Since then, he's won a non-title bout on a Bellator versus Rizin show over Kieber Koike Erbst, entered the Bellator bantamweight grand prix and lost to Sergio Pettis and then fought at lightweight in Rizin and was knocked out by Chihiro Suzuki.

On Friday in Belfast, Northern Ireland, he'll return. And that will also mark the return of veteran Jeremy Kennedy after 13 months. Kennedy hasn't fought since a win in Dublin, Ireland, on Feb. 25, 2023, over Pedro Carvalho, as he's waited for his shot at the belt.

A veteran of the UFC, the PFL and Bellator, Kennedy wasn't all that interested in more non-tile bouts, especially after all he'd done.

On Friday, Kennedy will get that chance he's longed for when he challenges Freire for the belt in one of two title fights at Bellator 302, which will be streamed live in the U.S. on Max.

"I was fighting those top guys and each win was getting me closer and closer to that title fight," Kennedy told KevinIole.com. "And then that last one in Ireland was my No. 1 contender shot, so when I won that, that was it. That was what my next fight was going to be.

"It was going to be for the belt and so my manager and me, we were on the same page that, whatever it took, we were going to get that fight. And then circumstances just kept popping up."

One of the circumstances when the PFL, which acquired Bellator in November, decided to put on the PFL versus Bellator pay-per-view in February in Riyadh, Saudi Arabia. The card was supposed to match the champs of each organization against each other, so Freire was matched with PFL champion Jesus Pinedo. 

But a week before the bout, Pinedo injured his back and pulled out. But before that happened, Kennedy agreed to another No. 1 contender's bout against James Gallagher. Even though he was determined to fight for the belt, he agreed to that because he'd been out so long.

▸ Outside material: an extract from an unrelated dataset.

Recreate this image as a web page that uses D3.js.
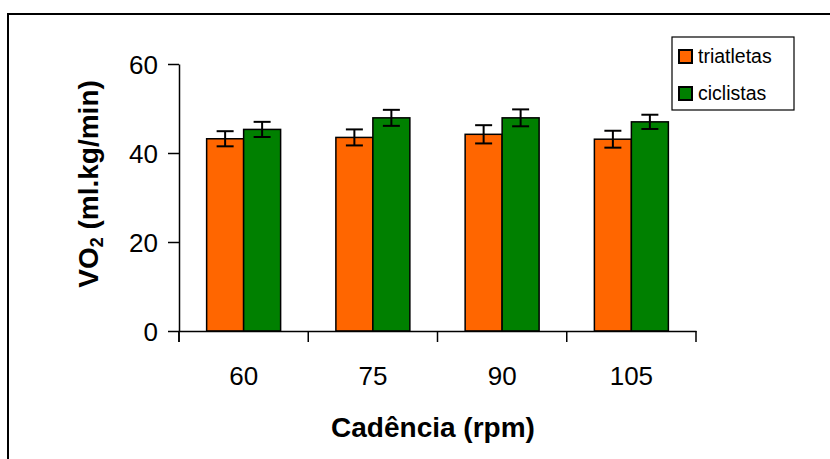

"It wasn't a step backwards," he said. "It was just a lateral step. It was a fight for me to go earn again, compete again, stay active and of course anything can happen, but I knew i had to win that fight."

And then Gallagher was pulled and the PFL made Freire versus Kennedy. And while Freire has lost two in a row for the first time in his career and is just 3-3 in his last six, Kennedy isn't looking past him or believing he's anything but elite.

It's the way a fighter must think, clearly, but Kennedy fairly raves about Freire's talents.

"He's the guy and he's the GOAT, or whatever," Kennedy said of Freire at featherweight. "He hasn't lost at 145. I'm still fighting that multi-division champ, that multi-time defending champ, the guy who's never lost at 145, the best 145er in Bellator history. I'm still looking at that. I think the cut down to 135 [to fight in the bantamweight grand prix] is what really hurt him."

Kennedy wants to remain active assuming he wins, and why not? Not only hasn't he fought in 13 months, he was on a heater when he was sidelined. He'd won three in a row and six of his last seven. After years of racking up wins in the biggest promotions, he's now got the opportunity to cement his legacy by beating one of the most recognizable MMA fighters in the world outside of the UFC.

And Kennedy, whose 19-3 record includes a 2018 defeat to the UFC's Alex Volkanovski, is eager for it.

"The timing is finally working in my favor now," he said.

It will really be in his favor if he gets his hand raised on Friday. Then, his life will really change for the better.